Limitations & Future Work

  • Experiments are only validated on the nuScenes dataset, lacking cross-dataset generalization validation.
  • Photometric consistency assumes a static scene, so dynamic object regions can introduce erroneous gradients (although velocity estimation partly mitigates this).
  • The 3D-GS decoder introduces extra MLPs and parameters for Gaussian primitive prediction, which increases the memory overhead during pre-training.
  • Future directions: (1) Incorporate temporal forecasting (similar to ViDAR) to further utilize motion information; (2) Expand pre-training to larger-scale unlabeled driving video data; (3) Explore photometric consistency variants capable of handling dynamic objects.
  • vs UniPAD: UniPAD relies on volume rendering with LiDAR depth supervision, and its performance in pure image mode is poor.

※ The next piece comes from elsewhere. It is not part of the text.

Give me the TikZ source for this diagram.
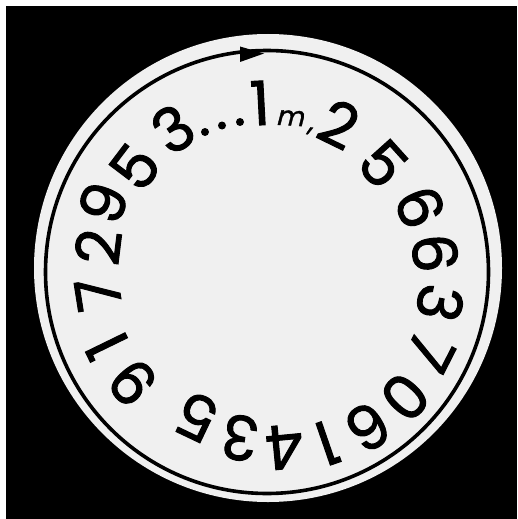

VisionPAD eliminates dependence on LiDAR entirely via 3D-GS and self-supervised geometric constraints, outperforming UniPAD by +2.5 mAP under the same settings.
  • vs ViDAR: ViDAR uses a Transformer to predict future frames and render depth (still requiring LiDAR supervision). VisionPAD's voxel velocity estimation introduces temporal information from a different perspective and is fully self-supervised.
  • vs Self-Supervised Depth Estimation: This paper generalizes Monodepth-style photometric consistency from separate depth models to a perception pre-training framework, representing an elegant cross-domain technology migration.

Rating

  • Novelty: ⭐⭐⭐⭐ — The combination of 3D-GS for pre-training, self-supervised velocity estimation, and photometric consistency is novel, though individual components have known precedents.
  • Experimental Thoroughness: ⭐⭐⭐⭐ — Comprehensive across three downstream tasks, detailed ablations, and data efficiency analysis, but restricted to a single dataset.
  • Writing Quality: ⭐⭐⭐⭐ — Clear method description with progressive ablation logic; comparison with UniPAD is maintained throughout the text.
  • Value: ⭐⭐⭐⭐⭐ — Eliminating autonomous driving pre-training's reliance on LiDAR has significant practical implications, and the method is plug-and-play.